In a landmark victory for disability rights advocates, the de Blasio administration has agreed to survey and ensure that all of the city’s roughly 162,000 sidewalk curbs are accessible for New Yorkers with mobility and vision-impairment issues.

A U.S. District Court judge on Tuesday issued preliminary approval of a settlement that resolves two class action lawsuits brought by disability rights activists, the first going back as far as 1994.

Susan Dooha, the executive director of the Center for Independence of the Disabled, the lead plaintiff in the most recent case from 2014, called the agreement with the city “long overdue.” Her organization sued the city for violating the Americans with Disabilities Act after finding that more than 75 percent of the 1,066 curbs in Lower Manhattan had barriers that presented safety hazards for those with mobility and vision issues. More than a quarter had no curb cut whatsoever.

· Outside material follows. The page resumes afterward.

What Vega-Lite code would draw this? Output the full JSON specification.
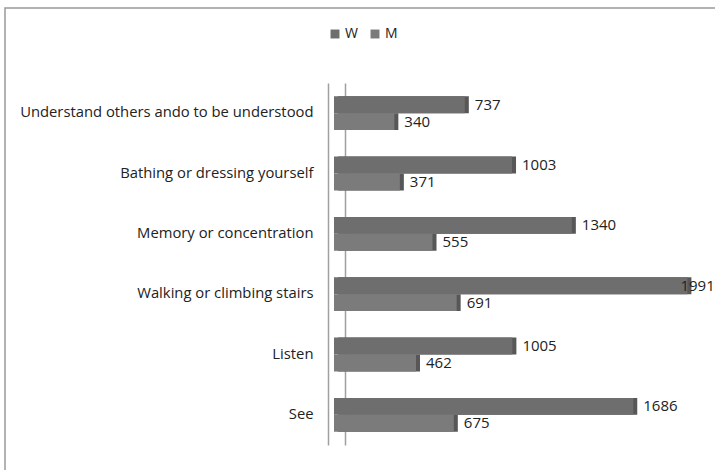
{
  "$schema": "https://vega.github.io/schema/vega-lite/v6.json",
  "width": 711,
  "height": 463,
  "autosize": {"type": "none"},
  "padding": {"left": 5, "top": 8, "right": 0, "bottom": 0},
  "background": "white",
  "config": {
    "view": {"stroke": "#999999", "strokeWidth": 1.5},
    "font": "Open Sans"
  },
  "data": {
    "values": [
      {"cat": "Understand others ando to be understood", "series": "W", "value": 737},
      {"cat": "Understand others ando to be understood", "series": "M", "value": 340},
      {"cat": "Bathing or dressing yourself", "series": "W", "value": 1003},
      {"cat": "Bathing or dressing yourself", "series": "M", "value": 371},
      {"cat": "Memory or concentration", "series": "W", "value": 1340},
      {"cat": "Memory or concentration", "series": "M", "value": 555},
      {"cat": "Walking or climbing stairs", "series": "W", "value": 1991},
      {"cat": "Walking or climbing stairs", "series": "M", "value": 691},
      {"cat": "Listen", "series": "W", "value": 1005},
      {"cat": "Listen", "series": "M", "value": 462},
      {"cat": "See", "series": "W", "value": 1686},
      {"cat": "See", "series": "M", "value": 675}
    ]
  },
  "encoding": {
    "y": {
      "field": "cat",
      "type": "nominal",
      "sort": null,
      "axis": null,
      "scale": {"range": [75, 437], "paddingInner": 0.44, "paddingOuter": 0.22}
    },
    "yOffset": {
      "field": "series",
      "type": "nominal",
      "sort": ["W", "M"],
      "scale": {"paddingInner": 0, "paddingOuter": 0}
    },
    "x": {
      "field": "value",
      "type": "quantitative",
      "scale": {"domain": [0, 2000], "range": [329, 684], "nice": false, "zero": true},
      "axis": null
    }
  },
  "layer": [
    {
      "mark": {"type": "bar", "color": "#575757", "xOffset": 4, "x2Offset": 4, "yOffset": -4, "y2Offset": -4},
      "encoding": {
        "y": {
          "field": "cat",
          "type": "nominal",
          "sort": null,
          "axis": {
            "orient": "left",
            "offset": -323,
            "title": null,
            "ticks": false,
            "labelPadding": 15,
            "labelFontSize": 14.8,
            "labelColor": "#222222",
            "labelLimit": 400,
            "labelFont": "Open Sans",
            "domainColor": "#a0a0a0",
            "domainWidth": 1.5
          }
        }
      }
    },
    {
      "mark": {"type": "bar"},
      "encoding": {
        "y": {
          "field": "cat",
          "type": "nominal",
          "sort": null,
          "axis": {
            "orient": "right",
            "offset": -371,
            "title": null,
            "ticks": false,
            "labels": false,
            "domainColor": "#a0a0a0",
            "domainWidth": 1.5
          }
        },
        "color": {
          "field": "series",
          "type": "nominal",
          "sort": ["W", "M"],
          "scale": {"domain": ["W", "M"], "range": ["#6e6e6e", "#7b7b7b"]},
          "legend": {
            "orient": "none",
            "legendX": 323,
            "legendY": 19,
            "direction": "horizontal",
            "title": null,
            "symbolType": "square",
            "symbolSize": 80,
            "symbolStrokeWidth": 0,
            "labelFontSize": 14,
            "labelColor": "#222222",
            "labelFont": "Open Sans",
            "labelOffset": 3,
            "columnPadding": 10
          }
        }
      }
    },
    {
      "transform": [{"filter": "datum.value < 1900"}],
      "mark": {"type": "text", "align": "left", "baseline": "middle", "dx": 10, "fontSize": 15, "color": "#222222"},
      "encoding": {"text": {"field": "value", "type": "quantitative"}}
    },
    {
      "transform": [{"filter": "datum.value >= 1900"}],
      "mark": {"type": "text", "align": "left", "baseline": "middle", "dx": -7, "fontSize": 15, "color": "#222222"},
      "encoding": {"text": {"field": "value", "type": "quantitative"}}
    }
  ],
  "resolve": {"axis": {"y": "independent"}}
}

“We believe it will make a tremendous difference in people’s lives when it is carried out,” she said, adding, “Carrying it out is going to be important to monitor.”

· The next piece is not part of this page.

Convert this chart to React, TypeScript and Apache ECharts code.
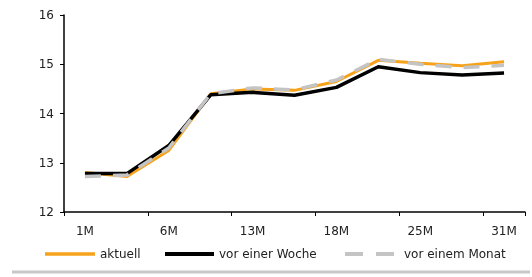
import React, { useEffect, useRef } from "react";
import * as echarts from "echarts";

const categories = ["1M", "3M", "6M", "9M", "13M", "16M", "18M", "21M", "25M", "28M", "31M"];
const aktuell = [12.8, 12.72, 13.25, 14.4, 14.5, 14.47, 14.65, 15.08, 15.02, 14.97, 15.05];
const vorEinerWoche = [12.78, 12.78, 13.35, 14.38, 14.43, 14.37, 14.53, 14.95, 14.83, 14.78, 14.82];
const vorEinemMonat = [12.72, 12.75, 13.3, 14.4, 14.52, 14.48, 14.68, 15.1, 15.0, 14.93, 14.98];
const legendNames = ["aktuell", "vor einer Woche", "vor einem Monat"];

export default function App() {
  const ref = useRef<HTMLDivElement>(null);
  useEffect(() => {
    const chart = echarts.init(ref.current!, null, { renderer: "svg" });
    const font = "DejaVu Sans, Liberation Sans, sans-serif";
    const textColor = "#222";
    const legendY = 254;
    chart.setOption({
      animation: false,
      grid: { left: 64, right: 7, top: 15, bottom: 65 },
      xAxis: {
        type: "category",
        data: categories,
        boundaryGap: true,
        axisLine: { lineStyle: { color: "#000", width: 1.5 } },
        axisTick: { show: true, length: 4, lineStyle: { color: "#000" } },
        axisLabel: { interval: 1, fontFamily: font, fontSize: 12, color: textColor, margin: 13 },
      },
      yAxis: {
        type: "value",
        min: 12,
        max: 16,
        interval: 1,
        splitLine: { show: false },
        axisLine: { show: true, lineStyle: { color: "#000", width: 1.5 } },
        axisTick: { show: true, length: 4, lineStyle: { color: "#000" } },
        axisLabel: { fontFamily: font, fontSize: 12, color: textColor, margin: 10 },
      },
      series: [
        {
          name: legendNames[0],
          type: "line",
          data: aktuell,
          symbol: "none",
          lineStyle: { color: "#f7a21b", width: 3 },
        },
        {
          name: legendNames[1],
          type: "line",
          data: vorEinerWoche,
          symbol: "none",
          lineStyle: { color: "#000", width: 3.5 },
        },
        {
          name: legendNames[2],
          type: "line",
          data: vorEinemMonat,
          symbol: "none",
          lineStyle: { color: "#c4c4c4", width: 3.5, type: [16, 12] },
        },
      ],
      graphic: [
        { type: "line", shape: { x1: 45, y1: legendY, x2: 95, y2: legendY }, style: { stroke: "#f7a21b", lineWidth: 3.5 } },
        { type: "text", x: 100, y: legendY, style: { text: legendNames[0], font: `12px ${font}`, fill: textColor, textVerticalAlign: "middle" } },
        { type: "line", shape: { x1: 165, y1: legendY, x2: 214, y2: legendY }, style: { stroke: "#000", lineWidth: 4 } },
        { type: "text", x: 219, y: legendY, style: { text: legendNames[1], font: `12px ${font}`, fill: textColor, textVerticalAlign: "middle" } },
        { type: "line", shape: { x1: 345, y1: legendY, x2: 395, y2: legendY }, style: { stroke: "#c4c4c4", lineWidth: 4, lineDash: [18, 13] } },
        { type: "text", x: 404, y: legendY, style: { text: legendNames[2], font: `12px ${font}`, fill: textColor, textVerticalAlign: "middle" } },
        { type: "line", shape: { x1: 12, y1: 272, x2: 530, y2: 272 }, style: { stroke: "#c8c8c8", lineWidth: 3 } },
      ],
    });
    return () => chart.dispose();
  }, []);
  return (
    <div
      ref={ref}
      style={{ position: "fixed", left: 0, top: 0, width: 532, height: 277 }}
    />
  );
}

In addition to requiring a series of surveys to address the status of curb cuts, the city must submit its findings and plan of action to a court-appointed monitor. Curbs must have ramps as well as visual markers for the visually impaired. The first survey is due by October 31st, 2019. Curbs must have ramps as well as tactile pavings for the visually impaired.

New York City has been singled out for having an especially poor track record on accessibility. Following the 1994 lawsuit, the city reached a settlement in which it agreed to make significant investments in curb upgrades. But a federal court-ordered report in 2017 found that 15 years after that agreement was reached, 80 percent of curb cuts were still not ADA compliant.

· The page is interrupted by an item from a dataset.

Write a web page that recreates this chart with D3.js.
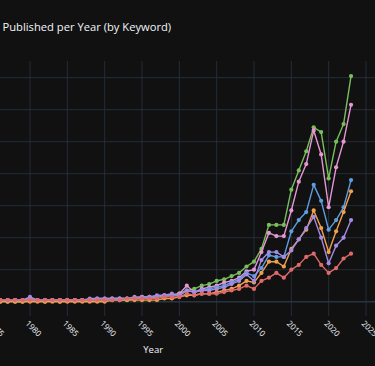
<!DOCTYPE html>
<html>
<head>
<meta charset="utf-8">
<script src="https://cdn.jsdelivr.net/npm/d3@7"></script>
<style>
  html, body { margin: 0; padding: 0; background: #111111; overflow: hidden; }
  svg { display: block; font-family: "Open Sans", "DejaVu Sans", sans-serif; }
</style>
</head>
<body>
<svg id="chart" width="375" height="366"></svg>
<script>
// years 1975 .. 2023
var years = d3.range(1975, 2024);

// counts per keyword
var greenVals  = [0,0,1,0,0,1,1,0,1,0,1,1,1,1,1,1,1,1,1,2,2,2,3,3,4,
                  5,7,8,10,11,13,14,16,18,22,
                  25,33,48,48,48,70,82,94,109,106,77,100,111,141];
var pinkVals   = [1,1,1,1,1,2,1,1,1,1,1,1,1,1,2,2,2,2,2,2,3,3,3,4,4,
                  5,10,6,8,9,10,12,13,15,19,
                  20,31,43,41,41,57,75,86,107,92,59,84,100,123];
var blueVals   = [0,1,0,1,1,1,1,1,1,1,1,1,1,1,1,1,2,2,2,2,2,3,3,4,4,
                  4,7,6,7,8,9,10,12,14,18,
                  16,21,29,28,28,44,51,56,73,63,45,51,59,76];
var orangeVals = [0,0,0,0,0,0,0,0,0,0,0,0,0,0,0,0,1,1,1,1,1,1,1,2,2,
                  3,4,4,5,5,6,7,8,10,13,
                  12,18,25,25,22,33,39,45,57,46,31,44,56,69];
var purpleVals = [1,1,1,1,1,3,1,1,1,1,1,1,1,2,2,2,2,2,2,3,3,3,4,4,5,
                  4,7,6,7,7,8,9,11,13,17,
                  13,26,31,31,28,32,39,46,53,40,24,35,40,51];
var redVals    = [1,1,1,1,1,1,1,1,1,1,1,1,1,1,1,1,1,1,2,2,2,2,2,3,3,
                  3,5,4,5,5,5,6,7,8,10,
                  8,13,15,18,15,20,23,28,30,23,18,21,27,30];

var xTicks = d3.range(1975, 2030, 5);
var yTicks = d3.range(0, 160, 20);

var series = [
  { name: "green",  color: "#78bf5c", values: greenVals },
  { name: "pink",   color: "#e796d4", values: pinkVals },
  { name: "blue",   color: "#5e9ee0", values: blueVals },
  { name: "orange", color: "#f0a04c", values: orangeVals },
  { name: "purple", color: "#a68be4", values: purpleVals },
  { name: "red",    color: "#e06a6a", values: redVals }
];

var svg = d3.select("#chart");
var W = 375, H = 366;

svg.append("rect").attr("width", W).attr("height", H).attr("fill", "#111111");

// plot area runs off the left and right edge of the picture
var x = d3.scaleLinear().domain([1966, 2027]).range([-74.5, 380.9]);
var y = d3.scaleLinear().domain([-8.94, 150.4]).range([316, 61]);

var grid = svg.append("g");

grid.selectAll(".vgrid").data(xTicks).enter()
    .append("line")
    .attr("class", "vgrid")
    .attr("x1", function(d){ return x(d); })
    .attr("x2", function(d){ return x(d); })
    .attr("y1", y.range()[1])
    .attr("y2", y.range()[0])
    .attr("stroke", "#283442")
    .attr("stroke-width", 0.8);

grid.selectAll(".hgrid").data(yTicks).enter()
    .append("line")
    .attr("class", "hgrid")
    .attr("x1", x.range()[0])
    .attr("x2", x.range()[1])
    .attr("y1", function(d){ return y(d); })
    .attr("y2", function(d){ return y(d); })
    .attr("stroke", "#283442")
    .attr("stroke-width", function(d){ return d == 0 ? 1.6 : 0.8; });

var line = d3.line()
    .x(function(d, i){ return x(years[i]); })
    .y(function(d){ return y(d); });

var plot = svg.append("g");

series.forEach(function(s) {
  var g = plot.append("g").attr("class", "series-" + s.name);
  g.append("path")
   .datum(s.values)
   .attr("d", line)
   .attr("fill", "none")
   .attr("stroke", s.color)
   .attr("stroke-width", 1.4)
   .attr("stroke-linejoin", "round");
  g.selectAll("circle").data(s.values).enter()
   .append("circle")
   .attr("cx", function(d, i){ return x(years[i]); })
   .attr("cy", function(d){ return y(d); })
   .attr("r", 2.1)
   .attr("fill", s.color);
});

// x tick labels, rotated
svg.append("g").selectAll("text").data(xTicks).enter()
   .append("text")
   .attr("transform", function(d){ return "translate(" + (x(d) - 3) + ",322) rotate(45)"; })
   .attr("text-anchor", "start")
   .attr("dy", "0.35em")
   .attr("fill", "#f2f5fa")
   .style("font-size", "8px")
   .text(function(d){ return d; });

svg.append("text")
   .attr("x", (x.range()[0] + x.range()[1]) / 2)
   .attr("y", 353)
   .attr("text-anchor", "middle")
   .attr("fill", "#f2f5fa")
   .style("font-size", "9.5px")
   .text("Year");

svg.append("text")
   .attr("x", 2.5)
   .attr("y", 30.5)
   .attr("fill", "#f2f5fa")
   .style("font-size", "11.2px")
   .text("Published per Year (by Keyword)");
</script>
</body>
</html>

“It’s frustrating that it takes lawsuits like this to enforce what is already guaranteed in the ADA,” said Joe Rappaport, Executive Director at Brooklyn Center for Independence of the Disabled. “But it’s definitely a groundbreaking case.”

According to 2016 census data, there are 570,560 New Yorkers with some form of ambulatory disability, and 201,134 who are visually impaired.

The settlement comes shortly after another major ruling in favor of disability advocates. Earlier this month, a federal judge ruled that the MTA broke the law by failing to install elevators during a 2013 renovation of a Bronx subway station. The MTA had unsuccessfully tried to argue that the scope of the work did not trigger the accessibility requirements under the Americans with Disabilities Act.

“New York City takes ADA compliance seriously, and is deeply committed to continuing to make pedestrian ramps accessible Citywide,” said Nick Paolucci, a spokesman for the city’s law department, said in a statement to Gothamist on Thursday. “We've already spent over $125 million on ramp upgrades during the last three complete fiscal years.”

In 2017, city officials said that of the city’s 162,000 curb corners, about 2,246 have no ramps. The Department of Transportation did not immediately respond to a request for the most recent data.

The administration has said it has a budget of $1.55 billion over the next ten years to meet the requirements of the settlement, according to a spokesman. That includes adding more than 500 positions to the Department of Transportation.

Dooha, however, warned that it was premature to assign costs to the plan. “Unless they have completed that survey, there is no way to know the cost other than coming up with a guesstimate,” she said.

Milagros Franco, a 42-year-old wheelchair user, treated the news with cautious optimism.

Franco, who works as a housing activist at Brooklyn Center for Independence of the Disabled, uses a motorized wheelchair to commute to work from her home near Stuyvesant Town. Using a subway, she said the trip to downtown Brooklyn takes about an hour and relies on her knowledge of all the area's "good curb cuts." She said that even when she does find curb cuts, it is not uncommon to see them in crumbling condition, making them hard to cross or causing damage to her wheels.

Because her regular wheelchair was in the shop, Franco on Thursday had to use her manual wheelchair, a test of her muscle strength. A close-call with a car while crossing the street further reminded her how difficult it was for the disabled to navigate the city.

She said she wanted to see the city make the improvements before celebrating the settlement.

“The fat lady isn’t singing yet,” she said. “But it’s a step in the right direction.”